Fowke was one of those over-40s, but was in fact only at the start of his cricket career, and he remained as Leicestershire's captain for the next five seasons, overseeing a transition in the team that saw the retirement of older players such as John King, Samuel Coe and Arthur Mounteney and the introduction of the nucleus of the team of the 1930s with Les Berry, Norman Armstrong, Haydon Smith and Alan Shipman. His own performances did not equal those of 1922, but nor did they fall much short: he made at least 500 runs in each season and his season average only once dipped below 15 runs per innings. His only century for Leicestershire was an innings of 104 in the match against Northamptonshire in 1923. In that match and in others until the emergence of Eddie Dawson, Berry and Shipman as regular opening batsmen, Fowke opened the innings, but later he dropped down the batting order to No 6 or No 7, and sometimes even lower. He missed a few matches in 1926 through a leg strain, but otherwise maintained fitness through to the end of the 1927 season, when he played in 29 first-class matches, more than in any other season, and then retired.

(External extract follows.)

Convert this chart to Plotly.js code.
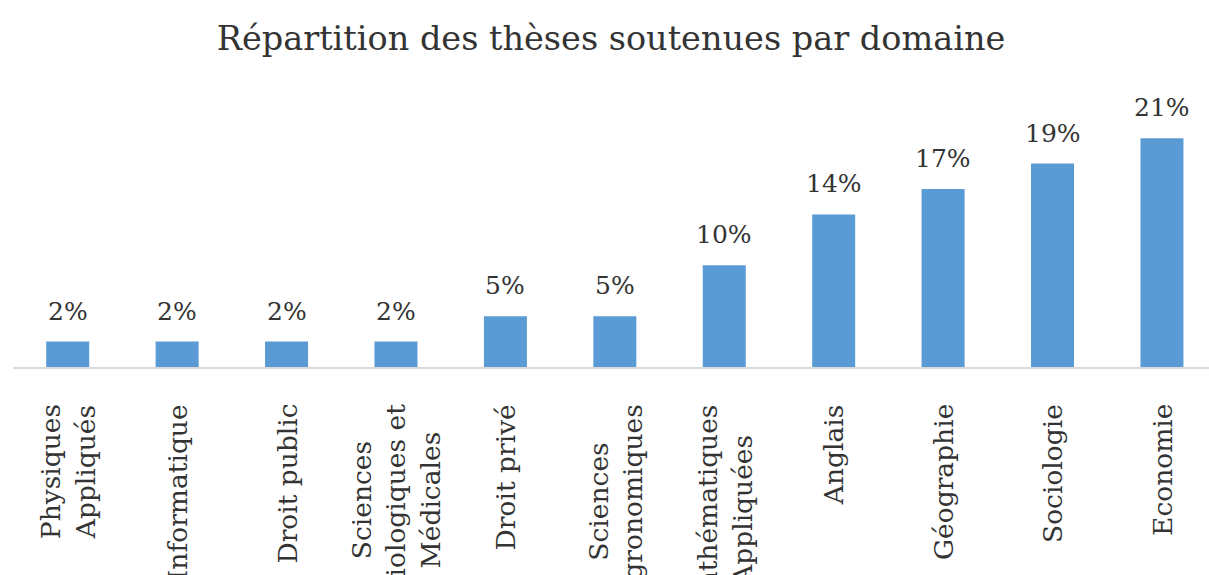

The transition in Leicestershire cricket during the years of Fowke's captaincy was not just in terms of playing personnel; the club, perennially one of the more precarious in terms of organisation and finances, put itself on a more secure footing in the mid-1920s, recruiting Ernie Hayes as its first professional coach, entering a second eleven in the Minor Counties Championship and expanding membership. Fowke's contribution was acknowledged with a special presentation at the club's golden jubilee gathering in 1928.